The struggles of Mario to endure and overcome undeserved trouble are a fictional reflection of the stuff that good people have to deal with on a regular basis in real life. Sure, we aren't trying to rescue Princesses, but each of us regularly encounters a struggle and some form of Bowser that we have to defeat. And it's never as easy as zooming from World 1 to World 8. Oh no. Solving the problems that approach us in life requires various levels of work and often, overcoming smaller struggles on the way.

Let's zoom in on the big picture for a moment and take a few specific examples from the Mario universe. Remember Goombas? Those stupid little fanged mushroom creatures that waddle around constantly? They probably have never set anyone back significantly in Mario, but they sure are a pain in the ass. We encounter Goombas every day of our lives, even as kids. Forget your lunch at home again? Goomba. Got a bad grade on your Social Studies test even though you studied for hours? Goomba. You only made the B team in volleyball even though you were better than the other girls? Goomba. (I don't know why I assume Ava will play volleyball, but I'm using it for the sake of an example here)

The day Ava starts dating will be like a giant Bullet Bill coming at me head on.
But, like Mario, as we get older, we see an increase in the difficulty of our 'levels' as well as the number of obstacles we have to face. Remember Bullet Bill? Nothing was more frustrating than coming across those perched guns. They just stare you in the face, and you know trouble is coming at some point.
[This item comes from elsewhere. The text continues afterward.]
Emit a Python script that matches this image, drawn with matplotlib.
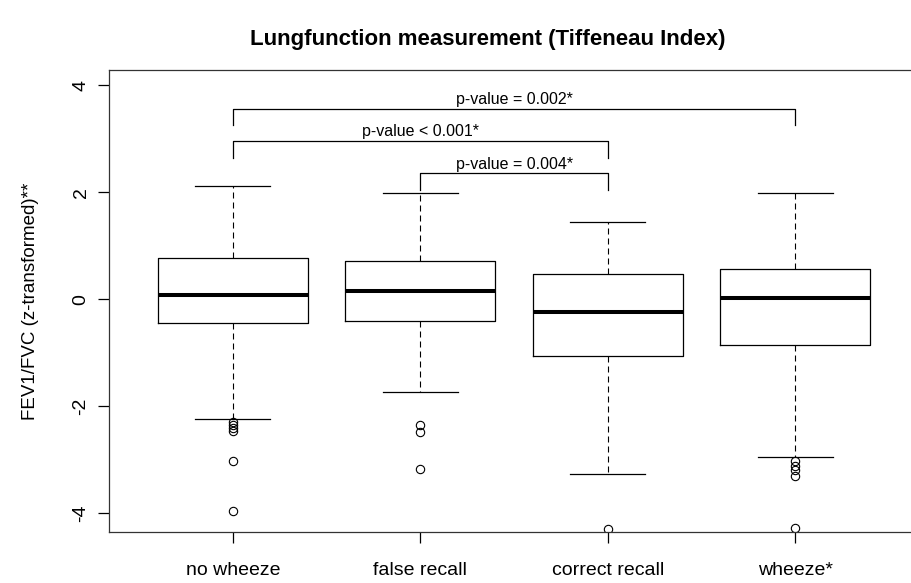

But how you'll respond and how you'll come out of it is completely up in the air. High school is like a full-on assault from Bullet Bills. Between teachers, athletics, peer pressure, social expectations, puberty, learning to drive, and preparing for college, you have dozens of Bullet Bills firing at you day after day, and all you can do is jump through them the best you can. Chances are, you're gonna get hit once in a while. All you can do is pick yourself up, brush yourself off and chalk it up to inexperience. Run back into the firing range and do it all over again, this time with a little earned wisdom.

And then there's adulthood. Remember the Koopa Kids in Super Mario Brothers 3? The little underlings that served as mini-bosses of each level, trying to prevent you from making progress and ultimately just pestering you? Welcome to the corporate world. I'm only 26 and I've already dealt with my share of Koopa Kids. Instead of spinning turtle shells and flaming balls, though, in real life we get to deal with spinning lies and flaming egos.

Meet your Middle Management team!

Of course, these are just a few examples. And these don't even represent some of the worst things that may happen to us in our lifetimes. Losses of family members and jobs, ended relationships, money issues and more may face us and try to break us. The beautiful thing about real life, though? We don't have to worry about the number of lives we've built up or the number of Continues we have left. The day we are born, we are given the special code (Game Genie, anyone?) that grants us unlimited opportunities to bounce back and keep pushing through our hardships.

The fact is, none of us will ever completely defeat our Bowser. We won't even see him. We live our lives in an eternal game of Super Mario Brothers, advancing world by world, level by level, each day of our lives. I'm not trying to get preachy with this post. I'm really just wracking my brain trying to figure out how to best explain to a child why crappy stuff happens. And you know what, maybe I'm even trying to figure out how to explain it to myself. Until then, I'm just going to keep on living my life, doing the best to handle all the Koopas, Bob-ombs, Chain Chomps and Thwomps that are thrown at me.


Great post as always man. I relate in so many ways. Loved the references too.